The article throws up a link to a review of two studies  and spends the rest of its time freely asserting that "engineers" are arrogant people who lack "openness, kindness, and curiosity". Here's the closest it gets to some evidence:
>I know several people at Google just like that.
But OK, maybe the study actually offers good evidence that the author article missed?
From the HBR summary, the first study had ~100 engineering students fill out a questionnaire, do either a 15-minute guided meditation or stress relief video, and then either "list as many alternative uses for a brick as possible" or "list all the factors they would consider in designing a retaining wall for a river flood scenario". They found that self-reported mindfulness in the questionnaire was positively correlated with "the number and the originality of ideas that participants wrote down in the idea generation task and with the number of factors considered in the engineering design task".
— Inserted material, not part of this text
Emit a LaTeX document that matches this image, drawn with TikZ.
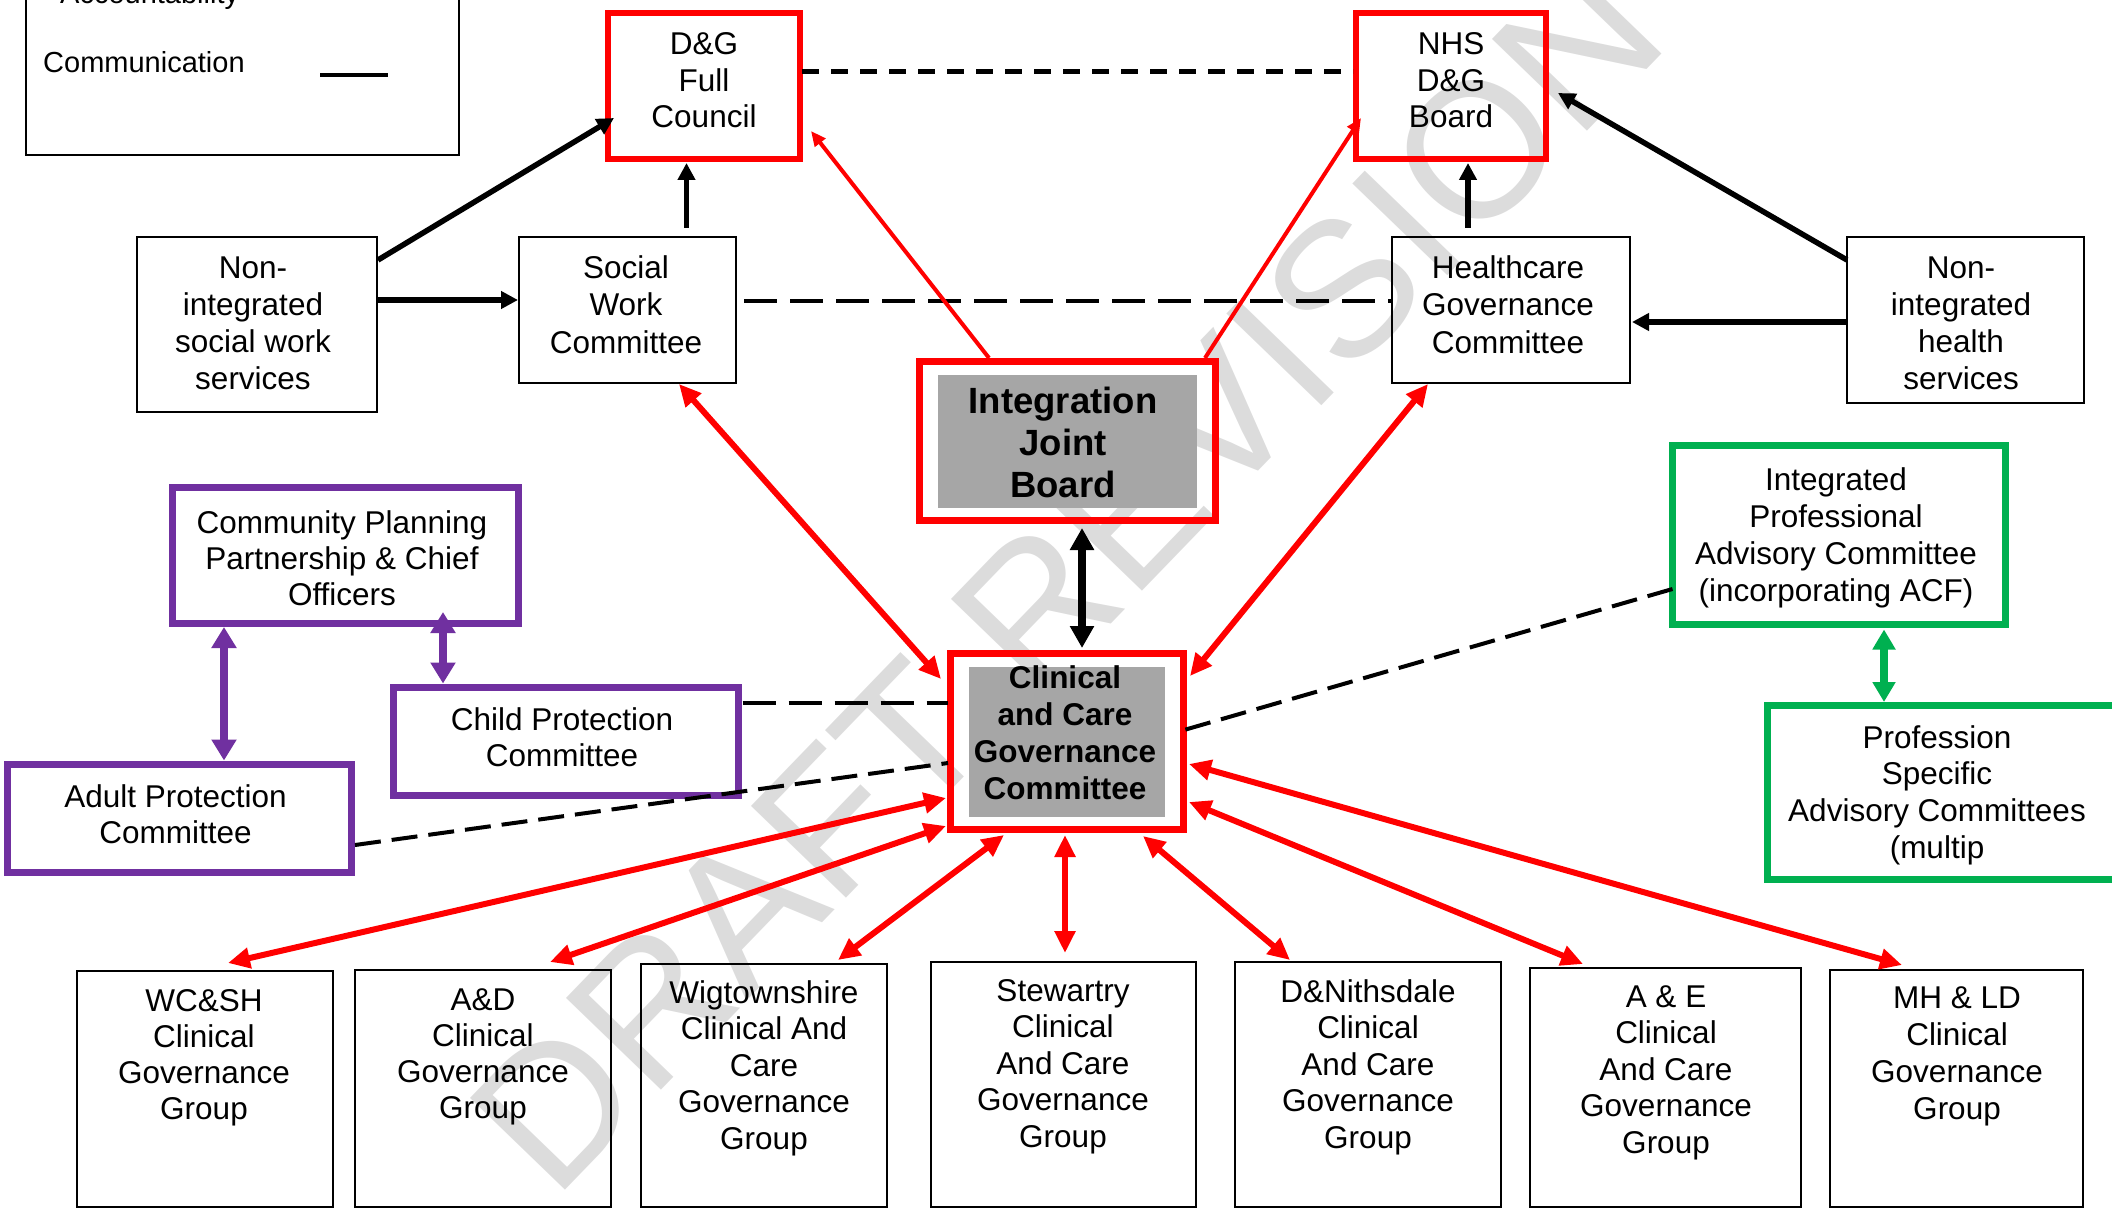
\documentclass[tikz,border=0pt]{standalone}
\usepackage{fontspec}
\setmainfont{Liberation Sans}
\usetikzlibrary{arrows.meta,calc}
\definecolor{myred}{RGB}{255,0,0}
\definecolor{mypurple}{RGB}{112,48,160}
\definecolor{mygreen}{RGB}{0,176,80}
\definecolor{fillgray}{RGB}{166,166,166}
\definecolor{wmgray}{RGB}{220,220,220}
% box by center-line corners: name, x1, y1, x2, y2, style
\newcommand\bx[6]{\node[#6, inner sep=0pt, outer sep=0pt, minimum width={(#4)-(#2)}, minimum height={(#5)-(#3)}] (#1) at ({((#2)+(#4))/2},{((#3)+(#5))/2}) {};}
% text block: name, style, x, first baseline, strut height, text
\newcommand\tx[6]{\node[#2, anchor=north, inner sep=0pt, outer sep=0pt] (#1) at (#3,{(#4)-(#5)}) {\rule{0pt}{#5pt}#6};}
\begin{document}
\begin{tikzpicture}[x=1pt,y=-1pt,
  rg/.style={font=\fontsize{31.5}{#1}\selectfont, align=center},
  rg/.default=36.5,
  bdA/.style={font=\bfseries\fontsize{36.5}{42}\selectfont, align=center},
  bdB/.style={font=\bfseries\fontsize{31.5}{37}\selectfont, align=center},
  thinbox/.style={draw=black, line width=2pt},
  redbox/.style={draw=myred, line width=5.5pt},
  redthick/.style={draw=myred, line width=7pt},
  purplebox/.style={draw=mypurple, line width=6.5pt},
  greenbox/.style={draw=mygreen, line width=7pt},
  graybox/.style={fill=fillgray},
  blk/.style={draw=black, line width=5.5pt, -{Triangle[length=17pt,width=17pt]}},
  blkdbl/.style={draw=black, line width=8pt, {Triangle[length=22pt,width=23pt]}-{Triangle[length=22pt,width=23pt]}},
  redone/.style={draw=myred, line width=4pt, -{Triangle[length=15pt,width=13pt]}},
  reddbl/.style={draw=myred, line width=6pt, {Triangle[length=22pt,width=20pt]}-{Triangle[length=22pt,width=20pt]}},
  purdbl/.style={draw=mypurple, line width=8pt, {Triangle[length=21pt,width=24pt]}-{Triangle[length=21pt,width=24pt]}},
  grndbl/.style={draw=mygreen, line width=8pt, {Triangle[length=20pt,width=22pt]}-{Triangle[length=20pt,width=22pt]}},
  dashA/.style={draw=black, line width=5pt, dash pattern=on 17pt off 12pt},
  dashB/.style={draw=black, line width=4.5pt, dash pattern=on 33pt off 13pt},
  dashC/.style={draw=black, line width=4pt, dash pattern=on 26pt off 11pt},
]
\useasboundingbox (0,0) rectangle (2112,1209);

% watermark
\node[text=wmgray, font=\fontsize{192}{192}\selectfont, rotate=46, inner sep=0pt] (wm) at (1066,576) {DRAFT REVISION};

% legend
\bx{legend}{26}{-20}{459}{155}{thinbox}
\node[anchor=base west, inner sep=0pt, font=\fontsize{29}{34}\selectfont] (acc) at (60,4) {Accountability};
\node[anchor=base west, inner sep=0pt, font=\fontsize{29}{34}\selectfont] (comm) at (43,73) {Communication};
\draw[line width=3.5pt] ($(legend.north west)+(294,95)$) -- ++(68,0);

% gray fills
\bx{ijbfill}{938}{375}{1197}{508}{graybox}
\bx{ccgcfill}{969}{667}{1165}{817}{graybox}

% boxes
\bx{dg}{608}{13}{800}{159}{redbox}
\bx{nhs}{1356}{13}{1546}{159}{redbox}
\bx{swc}{519}{237}{736}{383}{thinbox}
\bx{nisw}{137}{237}{377}{412}{thinbox}
\bx{hgc}{1392}{237}{1630}{383}{thinbox}
\bx{nihs}{1847}{237}{2084}{403}{thinbox}
\bx{ijb}{919.5}{361.5}{1215.5}{520.5}{redthick}
\bx{ccgc}{950.5}{653.5}{1183.5}{829.5}{redthick}
\bx{cpp}{172.5}{487.5}{518.5}{623.5}{purplebox}
\bx{cpc}{393.5}{687.5}{738.5}{795.5}{purplebox}
\bx{apc}{7.5}{764.5}{351.5}{872.5}{purplebox}
\bx{ipac}{1672.5}{445.5}{2005.5}{624.5}{greenbox}
\bx{psac}{1767.5}{705.5}{2118}{879.5}{greenbox}
\bx{wcsh}{77}{971}{333}{1207}{thinbox}
\bx{ad}{355}{970}{611}{1207}{thinbox}
\bx{wig}{641}{964}{887}{1207}{thinbox}
\bx{stew}{931}{962}{1196}{1207}{thinbox}
\bx{dn}{1235}{962}{1501}{1207}{thinbox}
\bx{ae}{1530}{968}{1801}{1207}{thinbox}
\bx{mhld}{1830}{970}{2083}{1207}{thinbox}

% texts
\tx{dgt}{rg}{704}{55}{25}{D\&G\\Full\\Council}
\tx{nhst}{rg}{1451}{55}{25}{NHS\\D\&G\\Board}
\tx{swct}{rg=37.5}{626}{278}{25}{Social\\Work\\Committee}
\tx{niswt}{rg=37}{253}{278}{25}{Non-\\integrated\\social work\\services}
\tx{hgct}{rg=37.5}{1508}{278}{25}{Healthcare\\Governance\\Committee}
\tx{nihst}{rg=37}{1961}{278}{25}{Non-\\integrated\\health\\services}
\tx{ijbt}{bdA}{1063}{413}{29}{Integration\\Joint\\Board}
\tx{ccgct}{bdB}{1065}{688}{25}{Clinical\\and Care\\Governance\\Committee}
\tx{cppt}{rg=36}{342}{533}{25}{Community Planning\\Partnership \& Chief\\Officers}
\tx{cpct}{rg=36}{562}{730}{25}{Child Protection\\Committee}
\tx{apct}{rg=36}{175.5}{807}{25}{Adult Protection\\Committee}
\tx{ipact}{rg=37}{1836}{490}{25}{Integrated\\Professional\\Advisory Committee\\(incorporating ACF)}
\tx{psact}{rg=36.7}{1937}{748}{25}{Profession\\Specific\\Advisory Committees\\(multip}
\tx{wcsht}{rg=36.3}{204}{1011}{25}{WC\&SH\\Clinical\\Governance\\Group}
\tx{adt}{rg=36.3}{483}{1010}{25}{A\&D\\Clinical\\Governance\\Group}
\tx{wigt}{rg=36.5}{764}{1003}{25}{Wigtownshire\\Clinical And\\Care\\Governance\\Group}
\tx{stewt}{rg=36.5}{1063}{1001}{25}{Stewartry\\Clinical\\And Care\\Governance\\Group}
\tx{dnt}{rg=36.5}{1368}{1002}{25}{D\&Nithsdale\\Clinical\\And Care\\Governance\\Group}
\tx{aet}{rg=36.5}{1666}{1007}{25}{A \& E\\Clinical\\And Care\\Governance\\Group}
\tx{mhldt}{rg=37}{1957}{1008}{25}{MH \& LD\\Clinical\\Governance\\Group}

% dashed communication lines
\draw[dashA] ($(dg.east)+(2,-14)$) -- ($(nhs.west)+(-3,-14)$);
\draw[dashB] ($(swc.east)+(8,-9)$) -- ($(hgc.west)+(0,-9)$);
\draw[dashB] ($(cpc.east)+(4,-38.5)$) -- ($(ccgc.west)+(-3,-38.5)$);
\draw[dashC] ($(apc.east)+(3.5,26.5)$) -- ($(ccgc.west)+(-2.5,21.5)$);
\draw[dashC] ($(ipac.west)+(0,54)$) -- ($(ccgc.east)+(0.5,-11.5)$);

% black arrows
\draw[blk] ($(nisw.north east)+(1,23)$) -- ($(dg.west)+(6,32)$);
\draw[blk] ($(nisw.east)+(0,-24.5)$) -- ($(swc.west)+(-1,-10)$);
\draw[blk] ($(swc.north)+(59,-9)$) -- ($(dg.south)+(-17.5,4)$);
\draw[blk] ($(hgc.north)+(-43,-9)$) -- ($(nhs.south)+(17,4)$);
\draw[blk] ($(nihs.north west)+(0,23)$) -- ($(nhs.east)+(12,7)$);
\draw[blk] ($(nihs.west)+(0,2)$) -- ($(hgc.east)+(2,12)$);
\draw[blkdbl] ($(ijb.south)+(14.5,7.5)$) -- ($(ccgc.north)+(15,-5.5)$);

% red arrows
\draw[redone] ($(ijb.north)+(-78.5,-3.5)$) -- ($(dg.east)+(11,45)$);
\draw[redone] ($(ijb.north)+(137.5,-3.5)$) -- ($(nhs.west)+(5,32)$);
\draw[reddbl] ($(swc.south)+(51.5,1)$) -- ($(ccgc.north west)+(-9.5,25.5)$);
\draw[reddbl] ($(hgc.south)+(-83,1)$) -- ($(ccgc.north east)+(6.5,22.5)$);
\draw[reddbl] ($(ccgc.west)+(-4.5,56.5)$) -- ($(wcsh.north)+(23,-8)$);
\draw[reddbl] ($(ccgc.west)+(-4.5,84.5)$) -- ($(ad.north)+(67,-8)$);
\draw[reddbl] ($(ccgc.south)+(-63,5.5)$) -- ($(wig.north)+(74,-4)$);
\draw[reddbl] ($(ccgc.south)+(-2,5.5)$) -- ($(stew.north)+(1.5,-9)$);
\draw[reddbl] ($(ccgc.south)+(76,6.5)$) -- ($(dn.north)+(-78,-2)$);
\draw[reddbl] ($(ccgc.east)+(5.5,60.5)$) -- ($(ae.north)+(-82.5,-4)$);
\draw[reddbl] ($(ccgc.east)+(5.5,22.5)$) -- ($(mhld.north)+(-54.5,-5)$);

% purple and green arrows
\draw[purdbl] ($(cpp.south)+(-121.5,3.5)$) -- ($(apc.north)+(44.5,-4)$);
\draw[purdbl] ($(cpp.south)+(97.5,-11.5)$) -- ($(cpc.north)+(-123,-4)$);
\draw[grndbl] ($(ipac.south)+(45,5)$) -- ($(psac.north)+(-58.75,-3.5)$);
\end{tikzpicture}
\end{document}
In the second study, they looked at survey data from ~1400 and found that self-reported mindfulness is positively correlated with self-reported "confidence in one's ability to be innovative".
But neither of these things demonstrate that engineers are narrow-minded. They don't even demonstrate that mindfulness meaningfully affects creativity. They just suggest that self-reported mindfulness is positively correlated with producing ideas for a small toy task and confidence that one is creative.
It's a big jump from those conclusions to "mindfulness should help engineers be more creative". And then it's an enormous jump from that to "engineers are narrow-minded".